Kedua, peringatan bagi seseorang yang belum aqil baligh dan para mahasiswa. Bukan bermaksud melarang atau mengharamkan para mahasiswa berkiprah dalam wahana politik-praktis, melainkan sebuah pernyataan untuk mengingatkan kepada kaum intelektual, bahwa politik yang mereka pahami dengan realitas politik sangat berbeda jauh. Antara idealitas dan praktik merupakan dua hal yang bisa dikatakan berseberangan. Seharusnya, kaum intelektual membuat forum-forum kajian seperti seminar, lingkar studi, dan semacamnya untuk memverifikasi kemampuan calon yang akan mencalonkan diri dalam Pemilu mendatang. Seperti mahasiswa tahun ’60-an. Meraka mengadakan diskusi dan seminar-seminar untuk memberikan sumbangan akademis bagi program berskala nasional maupun regional. BM mengambarkan keadan tersebut seperti perkampungan Robin Hood yang menjadi buah bibir orang banyak, yakni agenda-agenda diskusi yang dilakukan oleh—istilah BM—dewa-dewa intelektual untuk menganggapi problematika sosio-politik. Sebagai mahasiswa, kita juga harus demikian. Mengadakan seminar atau diskusi yang mendatangkan para calon untuk menguji seberapa jauh wawasan mereka tentang kebangsaan, pluralisme, dan politik. Hal ini sangat membantu dalam membangun kehidupan politik yang demokratis.

Ketiga, pentingnya pendidikan politik yang ideal dan pemahaman peran mahasiswa atau pemuda dalam kontestasi politik. BM menekankan hal ini dalam tulisannya yang termuat dalam Humor Jurnalistik (2018), sebagai berikut:

“Apabila seorang anak sudah duduk di kelas 5 Sekolah Dasar, paling lambat di kelas 6, ajaklah dia ke Kebun Binatang. Begitu menginjak pintu gerbang segera bisikkan di kupingnya, Kamu tidak mau dijebloskan ke dalam kandang seperti makhluk-makhluk itu, bukan? Nah, jadilah kamu manusia yang paham politik. Manusia yang tidak berpolitik itu namanya binatang, dan binatang yang berpolitik itu namanya manusia” (Buku Petunjuk Pendidikan Politik Sejak Dini, hlm. 265).

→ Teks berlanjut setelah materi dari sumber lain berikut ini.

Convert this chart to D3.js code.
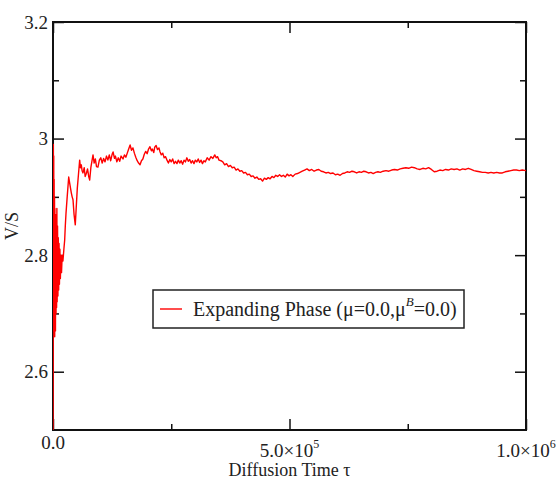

Kendati konteks yang ditulis BM adalah anak usia dini, namun tulisan tersebut dapat diperluas jangkauannya. Mahasiswa tidak boleh anti-politik. Mereka harus memahami situasi dan kondisi sosial, politik, ekonomi, dan kebudayaan yang ada di sekitarnya. Jangan sampai buta terhadapnya. Bisa repot nantinya. Untuk memulainya, cukup dengan menciptakan ruang diskursif dan dilakukan secara konsisten. Kalau kita merasa bahwa kultur akademik kita mengalami regresi, maka perlu kesadaran kolektif bahwa mahasiswa adalah agent of culture. Bagaimana kaum intelektual organik mempunyai semangat nahdlah untuk keberlangsungan budaya akademik yang demokratis dan progresif. Sebelum bergerak lebih jauh, sebagai individu harus memulainya terlebih dulu. Ibda’ binafsik!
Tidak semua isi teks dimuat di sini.